Clear Commodity Network CEO and Mining Stock Daily host Trevor Hall opened his talk at the Vancouver Resource Investment Conference (VRIC) with a strong message: It is still possible to go broke in a bull market.
“I want to start with the simple but uncomfortable truth: most investors don’t lose money in bear markets,” he said.
“They lose it in bull markets. Bear markets are honest. Liquidity disappears; prices fall. Risk is obvious, and fear keeps people cautious. Bull markets, on the other hand, are deceptive.”
According to Hall, bull markets feed the idea that everything is working well.
Charts and spreadsheet data convince investors and business owners that it is the perfect time to make big decisions, making this the phase of the cycle where moves are based on impulse.
“Rising prices get confused with good business, compelling stores get confused with durable assets. Bull markets don’t expose bad ideas immediately; they carry, and that’s why the damage is so severe when cycles turn.”
For short, people get too excited, focusing on the potential weight of what they can earn soon without realizing how much they could lose in the long run.
Supercycle review
Ultimately, what is needed is a shift in mindset. Hall specified that the first point that has to be recognised is that bull markets do not mean that everyone is making money.

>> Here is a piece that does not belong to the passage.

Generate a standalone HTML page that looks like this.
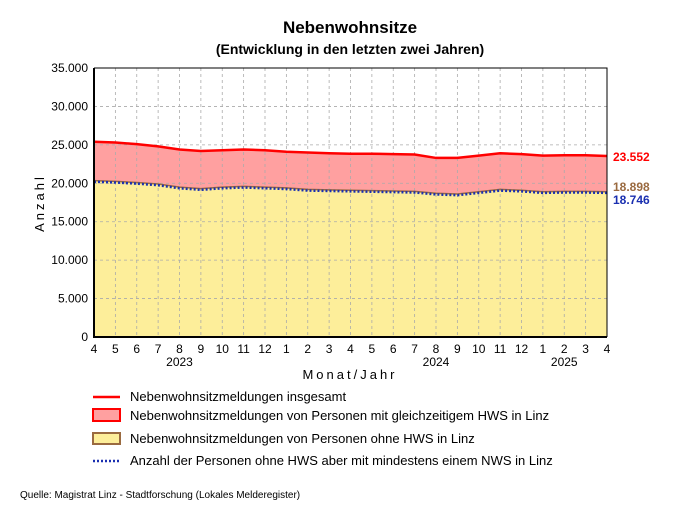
<!DOCTYPE html>
<html><head><meta charset="utf-8"><style>
body{margin:0;background:#fff;}
svg{display:block;font-family:"Liberation Sans",sans-serif;}
</style></head><body>
<svg id="c" width="680" height="510" xmlns="http://www.w3.org/2000/svg">
<text x="350" y="33" text-anchor="middle" font-size="17" font-weight="bold">Nebenwohnsitze</text>
<text x="350" y="54" text-anchor="middle" font-size="14" font-weight="bold">(Entwicklung in den letzten zwei Jahren)</text>
<g id="plot"></g>
<text transform="translate(44,203) rotate(-90)" text-anchor="middle" font-size="13" letter-spacing="3">Anzahl</text>
<text x="350" y="379" text-anchor="middle" font-size="13" letter-spacing="3">Monat/Jahr</text>
<g font-size="13">
<line x1="93" y1="397" x2="120" y2="397" stroke="#f00" stroke-width="2.5"/>
<text x="130" y="401">Nebenwohnsitzmeldungen insgesamt</text>
<rect x="93" y="409" width="27" height="12" fill="#ffa0a0" stroke="#f00" stroke-width="2"/>
<text x="130" y="420">Nebenwohnsitzmeldungen von Personen mit gleichzeitigem HWS in Linz</text>
<rect x="93" y="433" width="27" height="11" fill="#fdee9a" stroke="#9a6a40" stroke-width="2"/>
<text x="130" y="443">Nebenwohnsitzmeldungen von Personen ohne HWS in Linz</text>
<line x1="93" y1="461" x2="120" y2="461" stroke="#1a2fb0" stroke-width="2.5" stroke-dasharray="2,2"/>
<text x="130" y="465">Anzahl der Personen ohne HWS aber mit mindestens einem NWS in Linz</text>
</g>
<text x="20" y="498" font-size="10">Quelle: Magistrat Linz - Stadtforschung (Lokales Melderegister)</text>
</svg>
<script>
const months=["4","5","6","7","8","9","10","11","12","1","2","3","4","5","6","7","8","9","10","11","12","1","2","3","4"];
const yearLabels=["2023","2024","2025"];
const yearIdx=[4,16,22];
const total=[25400,25300,25100,24800,24400,24200,24300,24400,24300,24100,24000,23900,23850,23850,23800,23750,23300,23300,23600,23900,23800,23600,23650,23650,23552];
const noHws=[20350,20250,20100,19900,19500,19300,19500,19600,19500,19400,19200,19150,19100,19050,19000,18950,18700,18600,18900,19200,19100,18900,18950,18950,18898];
const persons=[20200,20100,19950,19750,19350,19150,19350,19450,19350,19250,19050,19000,18950,18900,18850,18800,18550,18450,18750,19050,18950,18750,18800,18800,18746];
const yTicks=[0,5000,10000,15000,20000,25000,30000,35000];
const yTickLabels=["0","5.000","10.000","15.000","20.000","25.000","30.000","35.000"];
const X0=94,X1=607,Y0=337,Y1=68,YMAX=35000;
const xs=i=>X0+i*(X1-X0)/(months.length-1);
const ys=v=>Y0-v/YMAX*(Y0-Y1);
const g=document.getElementById('plot');
const NS="http://www.w3.org/2000/svg";
function mk(t,a){const e=document.createElementNS(NS,t);for(const k in a)e.setAttribute(k,a[k]);g.appendChild(e);return e;}
let e=mk('rect',{x:X0,y:Y1,width:X1-X0,height:Y0-Y1,fill:'#fff'});


const pts=a=>a.map((v,i)=>xs(i)+','+ys(v)).join(' ');
e=mk('polygon',{points:pts(total)+' '+xs(months.length-1)+','+Y0+' '+X0+','+Y0,fill:'#ffa0a0'});


e=mk('polygon',{points:pts(noHws)+' '+xs(months.length-1)+','+Y0+' '+X0+','+Y0,fill:'#fdee9a'});


yTicks.forEach((v,i)=>{
 if(v>0){const l=mk('line',{x1:X0,x2:X1,y1:ys(v),y2:ys(v),stroke:'#aaa','stroke-dasharray':'3,3','stroke-width':0.8});
 
 }
 const t=mk('text',{x:X0-6,y:ys(v)+4,'text-anchor':'end','font-size':12});t.textContent=yTickLabels[i];
 
 
});
months.forEach((m,i)=>{
 if(i>0&&i<months.length-1){const l=mk('line',{x1:xs(i),x2:xs(i),y1:Y1,y2:Y0,stroke:'#aaa','stroke-dasharray':'3,3','stroke-width':0.8});
 
 }
 const t=mk('text',{x:xs(i),y:Y0+16,'text-anchor':'middle','font-size':12});t.textContent=m;
 
 
});
yearLabels.forEach((y,i)=>{const t=mk('text',{x:xs(yearIdx[i]),y:Y0+29,'text-anchor':'middle','font-size':12});t.textContent=y;
 
 });
e=mk('polyline',{points:pts(noHws),fill:'none',stroke:'#9a6a40','stroke-width':1.5});


e=mk('polyline',{points:pts(persons),fill:'none',stroke:'#1a2fb0','stroke-width':2.5,'stroke-dasharray':'2,2'});


e=mk('polyline',{points:pts(total),fill:'none',stroke:'#f00','stroke-width':2.5});


e=mk('polyline',{points:X0+','+Y1+' '+X0+','+Y0+' '+X1+','+Y0,fill:'none',stroke:'#000','stroke-width':2});


e=mk('polyline',{points:X0+','+Y1+' '+X1+','+Y1+' '+X1+','+Y0,fill:'none',stroke:'#000','stroke-width':1});


const fmt=v=>String(v).replace(/\B(?=(\d{3})+(?!\d))/g,'.');
const n=months.length-1;
let t=mk('text',{x:613,y:ys(total[n])+5,'font-size':12,'font-weight':'bold',fill:'#f00'});t.textContent=fmt(total[n]);


t=mk('text',{x:613,y:ys(noHws[n])-1,'font-size':12,'font-weight':'bold',fill:'#9a6a40'});t.textContent=fmt(noHws[n]);


t=mk('text',{x:613,y:ys(persons[n])+11,'font-size':12,'font-weight':'bold',fill:'#1a2fb0'});t.textContent=fmt(persons[n]);


</script>
</body></html>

“High prices produce a false sense of security. They made marginal assets look competitive,” he said. “They mask permitting challenges, metallurgy issues, infrastructure gaps in management, weaknesses and too much capital changed too many projects simply because the spreadsheet said it works. Investors have need to learn from that in today’s market.”
Momentum is not directly proportional to skill, and government involvement does not eliminate risk.
He cited 2011 as the last super cycle that created enormous opportunities, but also created enormous mistakes.
At the time, companies jumped into spending on huge projects and capital expenditure blowout, not accounting for returns.
Some companies also lost control and went all in on mergers and acquisitions, while developers “pursued production growth for the sake of growth.”
The sector focused on volume, therefore burning investors. The market funded every project that screams as economic at high spot prices.
This lack of discipline led to over a decade’s worth of rebuilding mining credibility.
Now, the sector has changed. This time, companies that generate durable margins, stick to realistic timelines, manage risk and focus on humility will be rewarded.
It’s all in discipline.
Advice for companies
- Concrete de-risk plans with achievable milestones
- Strict capital discipline, especially on operating and construction costs
- Management teams with experience in leadership, permitting, engineering and community relations
- Productive offtakes
“Capital is no longer betting solely on geology. It’s betting on execution,” the CEO stated. “Investors want to see alignment with users, so institutional investors are screening for policy alignment projects that strengthen domestic supply chains, support energy security and fit federal or state strategic priorities.”
Above all, across all this is transparency. Hall said that it is a must and called it “the new currency of trust in this sector.”
Advice for investors
“Many deposits look promising, far fewer have teams capable of construction and operations,” Hall said, adding that while high metal prices do help the sector, they also encourage a wave of marginal projects that do not deserve capital.
Maintaining high standards amidst high prices is vital. He advised investors to ask the following questions before making decisions:
- Does the project work within conservative price limits or not? Does it have structural advantages?
- Does it have grade, jurisdiction, scale and production cost?
- Does the project matter? Does it solve a supply deficit?
- Does it serve a strategic need, or is it simply additive but unnecessary?
- Can management actually build it?
Making the right moves
Hall likened his industry recommendations to that of a chess game: make decisive moves and manage risks. It’s not just about what’s in front of you; it’s how you can win.
The industry is entering a new era where the investment cycle is not only driven by numbers and market forces, but by strategic necessity.
It is also the first time in decades that government capital, institutional capital and private capital are moving in the same direction, posing bigger opportunities.
Companies must learn to listen and execute to remain in the game for the next decade of resource development, and investors should come into the space with clear expectations.
“I think the ultimate word is check your discipline, because your discipline and your expectations need to be in line and more in tune than ever before,” Hall told companies.
“And for investors out there listening, you have to remember this: bull markets don’t make people rich by default; they reveal who already have the discipline.”
Securities Disclosure: I, Gabrielle de la Cruz, hold no direct investment interest in any company mentioned in this article.